▶ **Data entries**
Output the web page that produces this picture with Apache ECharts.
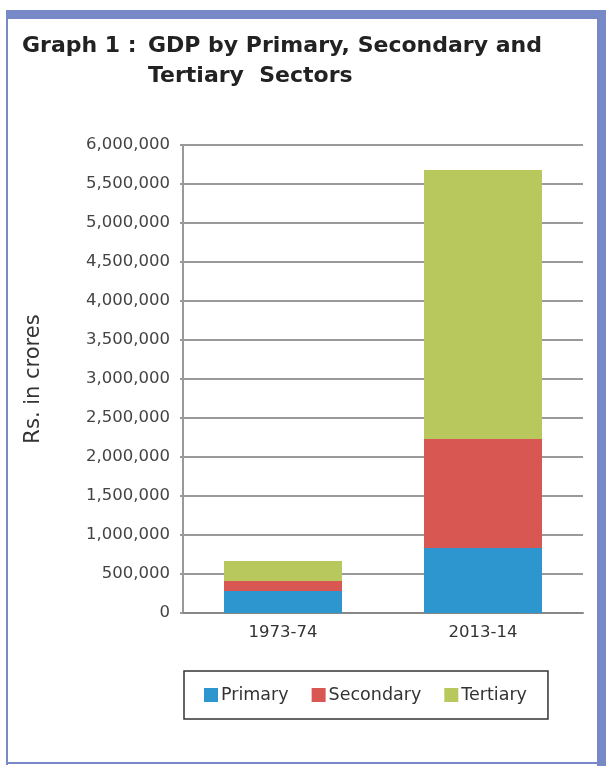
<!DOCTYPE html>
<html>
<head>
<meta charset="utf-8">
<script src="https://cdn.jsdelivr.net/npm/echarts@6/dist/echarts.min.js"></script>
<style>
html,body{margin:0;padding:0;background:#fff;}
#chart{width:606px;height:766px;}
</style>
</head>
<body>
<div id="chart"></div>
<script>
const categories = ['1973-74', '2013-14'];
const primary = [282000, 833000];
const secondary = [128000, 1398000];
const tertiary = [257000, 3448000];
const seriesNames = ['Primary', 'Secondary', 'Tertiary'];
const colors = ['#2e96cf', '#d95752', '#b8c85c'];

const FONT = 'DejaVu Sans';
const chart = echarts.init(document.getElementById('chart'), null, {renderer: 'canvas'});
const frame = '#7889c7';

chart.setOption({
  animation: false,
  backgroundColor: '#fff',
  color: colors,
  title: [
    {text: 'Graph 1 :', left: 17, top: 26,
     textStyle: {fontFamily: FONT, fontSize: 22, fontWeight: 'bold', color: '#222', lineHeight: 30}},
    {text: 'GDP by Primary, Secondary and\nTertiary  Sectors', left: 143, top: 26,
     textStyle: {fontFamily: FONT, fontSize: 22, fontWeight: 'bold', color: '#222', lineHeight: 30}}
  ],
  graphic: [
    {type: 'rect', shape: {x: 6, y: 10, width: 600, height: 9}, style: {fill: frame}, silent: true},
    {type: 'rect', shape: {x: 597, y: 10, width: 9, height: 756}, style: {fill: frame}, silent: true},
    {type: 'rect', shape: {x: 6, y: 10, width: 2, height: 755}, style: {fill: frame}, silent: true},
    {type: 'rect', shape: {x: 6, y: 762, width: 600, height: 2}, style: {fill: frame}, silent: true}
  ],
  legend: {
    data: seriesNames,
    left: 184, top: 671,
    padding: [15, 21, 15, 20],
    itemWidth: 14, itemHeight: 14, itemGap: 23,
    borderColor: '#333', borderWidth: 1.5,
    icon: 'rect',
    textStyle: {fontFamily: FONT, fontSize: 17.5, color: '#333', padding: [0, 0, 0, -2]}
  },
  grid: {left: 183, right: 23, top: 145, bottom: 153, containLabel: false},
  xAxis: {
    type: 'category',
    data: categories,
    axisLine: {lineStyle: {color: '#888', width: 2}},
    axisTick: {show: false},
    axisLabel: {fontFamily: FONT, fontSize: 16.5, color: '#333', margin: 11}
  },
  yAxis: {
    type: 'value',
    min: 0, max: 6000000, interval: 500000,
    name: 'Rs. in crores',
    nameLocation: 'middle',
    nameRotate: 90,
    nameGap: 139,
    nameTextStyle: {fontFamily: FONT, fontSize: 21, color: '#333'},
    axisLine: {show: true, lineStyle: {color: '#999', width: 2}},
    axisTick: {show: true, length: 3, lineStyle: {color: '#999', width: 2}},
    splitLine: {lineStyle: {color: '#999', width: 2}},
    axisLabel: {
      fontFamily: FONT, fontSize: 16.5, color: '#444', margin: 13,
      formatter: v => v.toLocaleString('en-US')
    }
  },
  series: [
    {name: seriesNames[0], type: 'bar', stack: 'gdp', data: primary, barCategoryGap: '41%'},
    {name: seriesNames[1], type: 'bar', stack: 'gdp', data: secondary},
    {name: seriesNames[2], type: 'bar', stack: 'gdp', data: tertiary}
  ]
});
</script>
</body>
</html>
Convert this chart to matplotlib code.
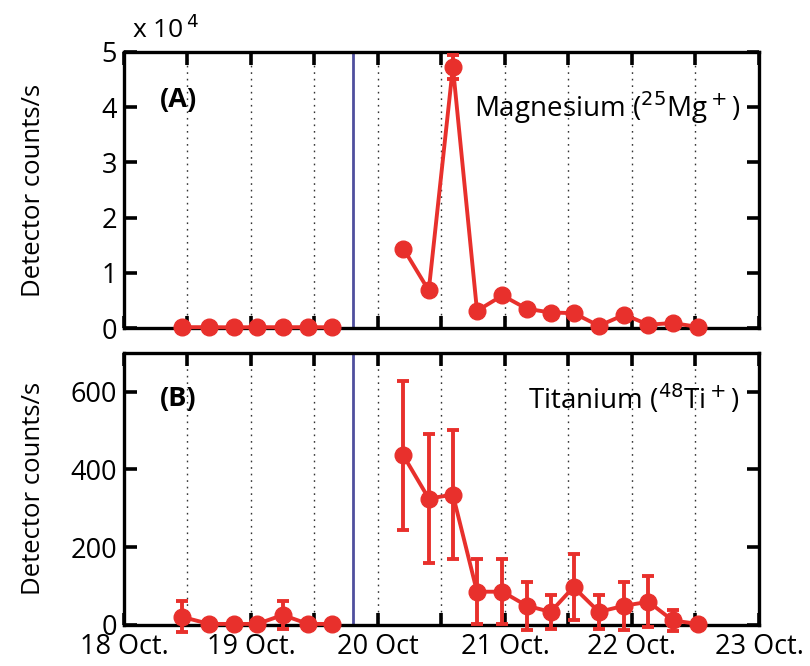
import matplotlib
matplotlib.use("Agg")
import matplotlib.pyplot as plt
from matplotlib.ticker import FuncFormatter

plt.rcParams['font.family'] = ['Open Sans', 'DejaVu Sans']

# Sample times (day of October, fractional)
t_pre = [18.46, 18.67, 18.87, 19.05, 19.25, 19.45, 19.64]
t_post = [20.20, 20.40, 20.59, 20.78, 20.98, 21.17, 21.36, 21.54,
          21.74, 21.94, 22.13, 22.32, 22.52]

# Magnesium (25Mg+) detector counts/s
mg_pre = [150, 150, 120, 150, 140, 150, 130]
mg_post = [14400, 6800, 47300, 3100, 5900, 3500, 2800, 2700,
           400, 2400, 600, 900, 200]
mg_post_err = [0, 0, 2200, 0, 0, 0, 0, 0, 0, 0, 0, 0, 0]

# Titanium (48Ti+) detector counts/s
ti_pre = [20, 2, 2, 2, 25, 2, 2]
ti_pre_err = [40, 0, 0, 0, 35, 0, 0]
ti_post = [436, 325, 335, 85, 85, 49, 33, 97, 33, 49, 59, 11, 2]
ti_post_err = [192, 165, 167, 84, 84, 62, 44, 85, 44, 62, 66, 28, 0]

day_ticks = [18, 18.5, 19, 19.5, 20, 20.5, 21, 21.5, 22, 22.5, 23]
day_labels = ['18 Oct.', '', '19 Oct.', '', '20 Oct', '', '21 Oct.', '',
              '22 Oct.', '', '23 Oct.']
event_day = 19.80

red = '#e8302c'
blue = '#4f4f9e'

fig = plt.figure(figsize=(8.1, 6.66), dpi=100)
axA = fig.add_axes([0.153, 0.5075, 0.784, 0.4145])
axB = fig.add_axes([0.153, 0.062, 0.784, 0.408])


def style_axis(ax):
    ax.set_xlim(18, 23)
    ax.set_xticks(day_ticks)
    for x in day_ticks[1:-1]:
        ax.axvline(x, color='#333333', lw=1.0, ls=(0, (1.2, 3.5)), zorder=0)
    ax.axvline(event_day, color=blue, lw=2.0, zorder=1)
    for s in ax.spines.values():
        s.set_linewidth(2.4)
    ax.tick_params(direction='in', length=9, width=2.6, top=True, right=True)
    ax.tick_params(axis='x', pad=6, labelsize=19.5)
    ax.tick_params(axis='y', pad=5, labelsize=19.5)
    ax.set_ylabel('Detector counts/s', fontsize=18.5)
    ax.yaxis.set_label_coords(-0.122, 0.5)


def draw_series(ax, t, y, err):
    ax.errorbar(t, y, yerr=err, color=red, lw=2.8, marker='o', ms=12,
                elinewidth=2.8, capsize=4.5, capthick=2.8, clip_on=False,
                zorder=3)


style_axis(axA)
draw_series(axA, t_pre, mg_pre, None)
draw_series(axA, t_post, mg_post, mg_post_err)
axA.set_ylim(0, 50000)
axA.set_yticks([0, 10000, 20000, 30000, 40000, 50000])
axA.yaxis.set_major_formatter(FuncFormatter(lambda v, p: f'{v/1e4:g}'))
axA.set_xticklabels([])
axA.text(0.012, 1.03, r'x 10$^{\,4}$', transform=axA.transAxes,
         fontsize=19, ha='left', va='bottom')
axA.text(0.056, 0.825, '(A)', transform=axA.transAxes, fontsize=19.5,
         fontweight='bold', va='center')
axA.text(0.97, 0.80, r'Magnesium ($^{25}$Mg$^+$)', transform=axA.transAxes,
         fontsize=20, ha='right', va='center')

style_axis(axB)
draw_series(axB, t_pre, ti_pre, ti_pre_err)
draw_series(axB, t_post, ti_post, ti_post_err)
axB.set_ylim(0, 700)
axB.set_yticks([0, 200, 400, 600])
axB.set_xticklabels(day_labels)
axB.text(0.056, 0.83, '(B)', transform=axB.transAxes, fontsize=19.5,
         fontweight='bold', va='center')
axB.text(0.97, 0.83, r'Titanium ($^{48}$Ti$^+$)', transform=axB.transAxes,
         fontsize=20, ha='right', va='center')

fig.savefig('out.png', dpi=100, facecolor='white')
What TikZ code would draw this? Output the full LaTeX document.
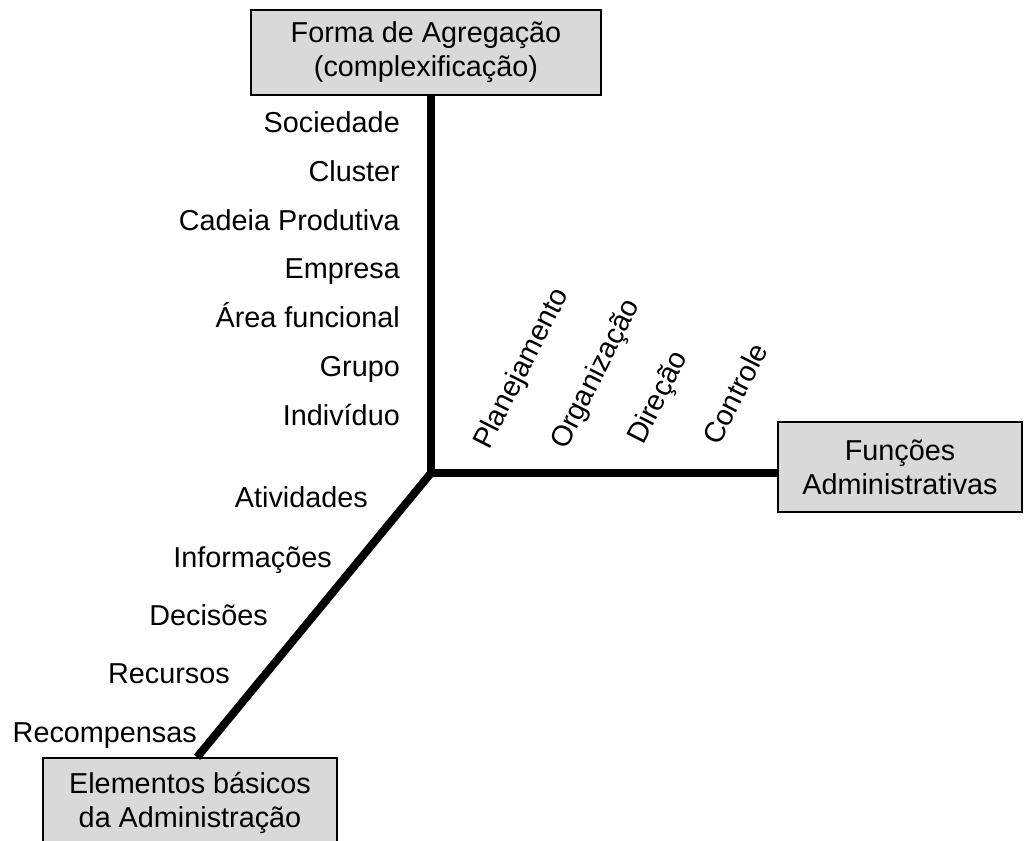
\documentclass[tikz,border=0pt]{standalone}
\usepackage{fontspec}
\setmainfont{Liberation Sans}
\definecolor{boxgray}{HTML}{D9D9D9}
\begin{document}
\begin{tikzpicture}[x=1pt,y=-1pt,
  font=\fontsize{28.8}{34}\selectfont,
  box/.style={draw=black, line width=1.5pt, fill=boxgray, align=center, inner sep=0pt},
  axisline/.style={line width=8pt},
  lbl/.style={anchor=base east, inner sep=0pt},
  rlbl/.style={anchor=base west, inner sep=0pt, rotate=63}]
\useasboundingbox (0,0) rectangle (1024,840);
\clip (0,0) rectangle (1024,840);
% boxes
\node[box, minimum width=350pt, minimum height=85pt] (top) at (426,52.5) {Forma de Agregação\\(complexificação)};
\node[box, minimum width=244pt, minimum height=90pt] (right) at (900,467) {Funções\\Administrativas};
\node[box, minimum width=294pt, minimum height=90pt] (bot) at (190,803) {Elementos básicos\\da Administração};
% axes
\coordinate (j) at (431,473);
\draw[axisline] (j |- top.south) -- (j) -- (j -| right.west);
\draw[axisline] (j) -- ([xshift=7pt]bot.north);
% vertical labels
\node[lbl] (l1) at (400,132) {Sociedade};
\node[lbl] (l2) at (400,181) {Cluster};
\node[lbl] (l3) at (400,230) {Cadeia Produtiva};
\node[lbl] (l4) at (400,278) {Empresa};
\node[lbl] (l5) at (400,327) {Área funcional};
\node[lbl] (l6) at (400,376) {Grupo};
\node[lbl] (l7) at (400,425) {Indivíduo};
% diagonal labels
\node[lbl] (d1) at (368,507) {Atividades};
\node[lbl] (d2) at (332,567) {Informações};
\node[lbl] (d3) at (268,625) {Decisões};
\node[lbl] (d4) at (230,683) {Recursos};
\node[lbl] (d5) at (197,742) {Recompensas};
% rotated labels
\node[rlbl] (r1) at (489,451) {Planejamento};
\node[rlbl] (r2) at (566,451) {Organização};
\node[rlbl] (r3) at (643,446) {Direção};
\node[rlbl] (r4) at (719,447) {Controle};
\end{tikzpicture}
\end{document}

▶ **AIM OF THE EXERCISE**
From the records above, give again only the part that opens with the line containing "Convert this chart to matplotlib code." and closes with the line containing "plt.rcParams['font.family'] = ['Open". Keep both ends but drop the pictures.

▶ **SOLUTION TO THIS EXERCISE**
Convert this chart to matplotlib code.
import matplotlib
matplotlib.use("Agg")
import matplotlib.pyplot as plt
from matplotlib.ticker import FuncFormatter

plt.rcParams['font.family'] = ['Open Sans', 'DejaVu Sans']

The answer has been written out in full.